Disorder No. 2: Sleeping Smartphone Syndrome
It’s 3 a.m. Your partner is snoring. Her eyes are closed. But, incredibly, she is now fumbling for her BlackBerry or iPhone perched in the nightstand charger. She cradles the phone and brings it closer. The screen is now glowing, as is her face. Although you’re terrified, when your partner suffers from Sleeping Smartphone Syndrome, just make soothing Internet sounds until she eventually drops the gadget on your forehead and mumbles something about Facebook.

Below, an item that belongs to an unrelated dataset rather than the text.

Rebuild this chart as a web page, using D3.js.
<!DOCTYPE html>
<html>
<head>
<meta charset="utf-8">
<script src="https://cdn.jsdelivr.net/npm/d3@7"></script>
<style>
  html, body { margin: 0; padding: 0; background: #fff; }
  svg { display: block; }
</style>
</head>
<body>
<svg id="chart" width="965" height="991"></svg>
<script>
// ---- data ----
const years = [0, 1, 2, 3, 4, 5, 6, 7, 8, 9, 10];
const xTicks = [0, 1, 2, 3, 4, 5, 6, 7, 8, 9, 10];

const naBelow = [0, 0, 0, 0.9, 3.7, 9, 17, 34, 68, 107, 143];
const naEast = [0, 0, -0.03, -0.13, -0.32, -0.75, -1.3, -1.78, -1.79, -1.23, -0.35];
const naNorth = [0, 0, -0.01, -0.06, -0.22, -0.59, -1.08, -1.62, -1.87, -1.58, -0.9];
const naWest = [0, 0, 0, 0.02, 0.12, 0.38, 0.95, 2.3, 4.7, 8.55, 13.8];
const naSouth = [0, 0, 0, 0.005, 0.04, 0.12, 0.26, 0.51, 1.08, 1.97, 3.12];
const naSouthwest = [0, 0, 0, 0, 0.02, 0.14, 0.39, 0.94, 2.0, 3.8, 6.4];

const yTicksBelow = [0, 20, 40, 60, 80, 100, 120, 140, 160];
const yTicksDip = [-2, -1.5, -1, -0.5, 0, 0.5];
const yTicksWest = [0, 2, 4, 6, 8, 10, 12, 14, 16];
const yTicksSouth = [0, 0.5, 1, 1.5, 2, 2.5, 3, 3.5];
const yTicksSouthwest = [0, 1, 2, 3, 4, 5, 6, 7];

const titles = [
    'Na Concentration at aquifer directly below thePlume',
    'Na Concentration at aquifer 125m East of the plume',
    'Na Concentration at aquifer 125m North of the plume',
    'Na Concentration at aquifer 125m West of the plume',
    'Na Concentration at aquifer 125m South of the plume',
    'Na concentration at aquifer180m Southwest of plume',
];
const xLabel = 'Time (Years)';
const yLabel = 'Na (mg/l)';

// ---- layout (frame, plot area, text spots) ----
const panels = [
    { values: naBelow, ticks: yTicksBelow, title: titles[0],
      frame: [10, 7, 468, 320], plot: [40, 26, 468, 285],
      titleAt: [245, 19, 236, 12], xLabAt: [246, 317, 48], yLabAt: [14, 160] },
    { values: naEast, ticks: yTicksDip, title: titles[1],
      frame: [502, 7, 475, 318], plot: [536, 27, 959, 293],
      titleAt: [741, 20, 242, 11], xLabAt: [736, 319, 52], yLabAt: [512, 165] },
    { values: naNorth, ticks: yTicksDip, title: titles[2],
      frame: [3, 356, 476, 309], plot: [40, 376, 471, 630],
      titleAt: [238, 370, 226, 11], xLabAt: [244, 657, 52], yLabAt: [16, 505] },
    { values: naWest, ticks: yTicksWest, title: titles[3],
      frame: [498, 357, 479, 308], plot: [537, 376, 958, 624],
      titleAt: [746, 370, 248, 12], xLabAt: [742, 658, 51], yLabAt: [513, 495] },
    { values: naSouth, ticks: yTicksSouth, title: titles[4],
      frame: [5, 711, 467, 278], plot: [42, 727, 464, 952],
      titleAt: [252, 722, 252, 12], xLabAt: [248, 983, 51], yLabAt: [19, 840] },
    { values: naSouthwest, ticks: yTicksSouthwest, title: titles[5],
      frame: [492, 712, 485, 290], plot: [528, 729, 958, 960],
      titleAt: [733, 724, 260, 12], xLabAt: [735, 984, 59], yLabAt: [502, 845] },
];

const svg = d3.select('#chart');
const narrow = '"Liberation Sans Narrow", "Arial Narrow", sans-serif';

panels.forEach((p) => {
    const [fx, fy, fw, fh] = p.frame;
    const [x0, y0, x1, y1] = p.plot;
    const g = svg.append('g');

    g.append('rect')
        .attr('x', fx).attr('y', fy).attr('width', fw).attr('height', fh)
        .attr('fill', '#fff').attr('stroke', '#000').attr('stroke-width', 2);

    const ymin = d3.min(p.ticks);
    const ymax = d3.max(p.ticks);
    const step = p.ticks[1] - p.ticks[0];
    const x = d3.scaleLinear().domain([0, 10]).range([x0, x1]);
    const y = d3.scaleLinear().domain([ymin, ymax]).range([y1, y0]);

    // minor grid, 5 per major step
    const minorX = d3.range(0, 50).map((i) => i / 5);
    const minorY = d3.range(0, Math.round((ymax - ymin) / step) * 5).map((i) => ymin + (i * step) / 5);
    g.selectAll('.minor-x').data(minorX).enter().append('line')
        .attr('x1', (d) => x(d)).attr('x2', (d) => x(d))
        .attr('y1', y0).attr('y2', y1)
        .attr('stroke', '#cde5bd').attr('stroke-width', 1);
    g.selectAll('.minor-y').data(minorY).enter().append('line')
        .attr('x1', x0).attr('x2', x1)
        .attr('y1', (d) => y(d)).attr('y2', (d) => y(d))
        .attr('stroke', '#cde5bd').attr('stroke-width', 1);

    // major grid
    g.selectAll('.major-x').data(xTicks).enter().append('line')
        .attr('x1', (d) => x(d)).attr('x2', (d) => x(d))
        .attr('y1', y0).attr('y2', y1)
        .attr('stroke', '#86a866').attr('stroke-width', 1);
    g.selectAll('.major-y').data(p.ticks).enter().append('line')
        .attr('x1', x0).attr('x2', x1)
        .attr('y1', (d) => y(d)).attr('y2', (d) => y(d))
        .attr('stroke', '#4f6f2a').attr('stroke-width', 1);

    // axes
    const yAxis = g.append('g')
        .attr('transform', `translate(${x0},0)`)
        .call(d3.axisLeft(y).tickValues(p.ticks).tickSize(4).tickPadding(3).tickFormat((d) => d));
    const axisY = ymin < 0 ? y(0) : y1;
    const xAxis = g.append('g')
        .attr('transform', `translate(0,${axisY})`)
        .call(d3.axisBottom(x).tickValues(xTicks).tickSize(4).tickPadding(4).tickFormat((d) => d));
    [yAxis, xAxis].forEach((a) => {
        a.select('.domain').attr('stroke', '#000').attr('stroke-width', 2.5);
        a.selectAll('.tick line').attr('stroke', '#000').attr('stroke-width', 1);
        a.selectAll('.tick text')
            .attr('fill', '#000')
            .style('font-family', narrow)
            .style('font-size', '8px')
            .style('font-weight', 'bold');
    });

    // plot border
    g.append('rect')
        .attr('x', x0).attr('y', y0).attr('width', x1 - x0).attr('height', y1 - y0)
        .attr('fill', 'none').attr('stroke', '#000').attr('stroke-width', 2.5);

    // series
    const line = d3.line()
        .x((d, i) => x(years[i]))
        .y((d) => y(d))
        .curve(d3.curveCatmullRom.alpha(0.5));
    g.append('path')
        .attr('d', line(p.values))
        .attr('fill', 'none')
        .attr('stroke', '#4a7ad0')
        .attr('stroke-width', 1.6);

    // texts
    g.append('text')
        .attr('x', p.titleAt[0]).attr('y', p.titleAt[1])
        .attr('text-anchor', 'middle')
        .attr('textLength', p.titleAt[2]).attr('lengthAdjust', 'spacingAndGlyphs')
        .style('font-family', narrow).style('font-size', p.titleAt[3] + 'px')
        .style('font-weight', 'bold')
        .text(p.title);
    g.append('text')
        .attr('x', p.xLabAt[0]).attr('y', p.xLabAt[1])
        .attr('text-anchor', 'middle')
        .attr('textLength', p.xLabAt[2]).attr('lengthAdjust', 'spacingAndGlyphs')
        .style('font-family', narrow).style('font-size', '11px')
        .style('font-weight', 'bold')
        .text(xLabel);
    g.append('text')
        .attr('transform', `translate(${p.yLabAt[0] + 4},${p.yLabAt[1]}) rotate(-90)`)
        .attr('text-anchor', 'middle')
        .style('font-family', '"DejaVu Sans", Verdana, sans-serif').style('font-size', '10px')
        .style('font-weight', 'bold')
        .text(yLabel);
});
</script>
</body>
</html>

Disorder No. 3: Heat Seeking Cold Flailing
When your partner is sleeping, control of her body can shift from the brain directly to her hands and feet. For many women, sleep also coincides with an inexplicable drop in core temperature, from 37 degrees to roughly minus 162. Thus, your partner’s extremities, now icy and operating with a mind of their own, are drawn like heat-seeking missiles to your exposed skin. Have you ever had the nightmare in which anevil scientist is rubbing liquid nitrogen on your shoulder? That was no nightmare. That was her nose. Advice: Wear full pyjamas and try not to panic when she grabs your ears.
Disorder No. 4: Random Laughing
Your partner’s giggle is the sweetest sound in the world. It’s like a sonic flower amid the concrete cacophony of humdrum existence. At least, it is when you’re both awake and there is context. But at 1 a.m., when she’s dead asleep, her muffled ha-has are mostly disconcerting. What is she laughing about? Nothing particularly funny happened this evening. Let’s see, you grilled chicken for the family and showed her the new skinny jeans you just purchased and oh sweet mother of God. She said they looked great! But now she’s cackling in her sleep. It’s best just to ignore random laughing, especially if it follows sexsomnia.
Disorder No. 5: Groggy Security Checks
Even in a deep sleep, a woman’s mind never stops working. This is why your spouse may suddenly bolt upright in the wee hours to emit a haze of groggy queries: “Did you remember to lock the door? Did you check the stove? Did you remember to park the Mercedes in the garage?” The strange thing is you don’t have a Mercedes or garage. No matter. Just answer “yes” to everything. Soon the inquisition will end and you’ll have plenty of time to get comfortable on your forearm.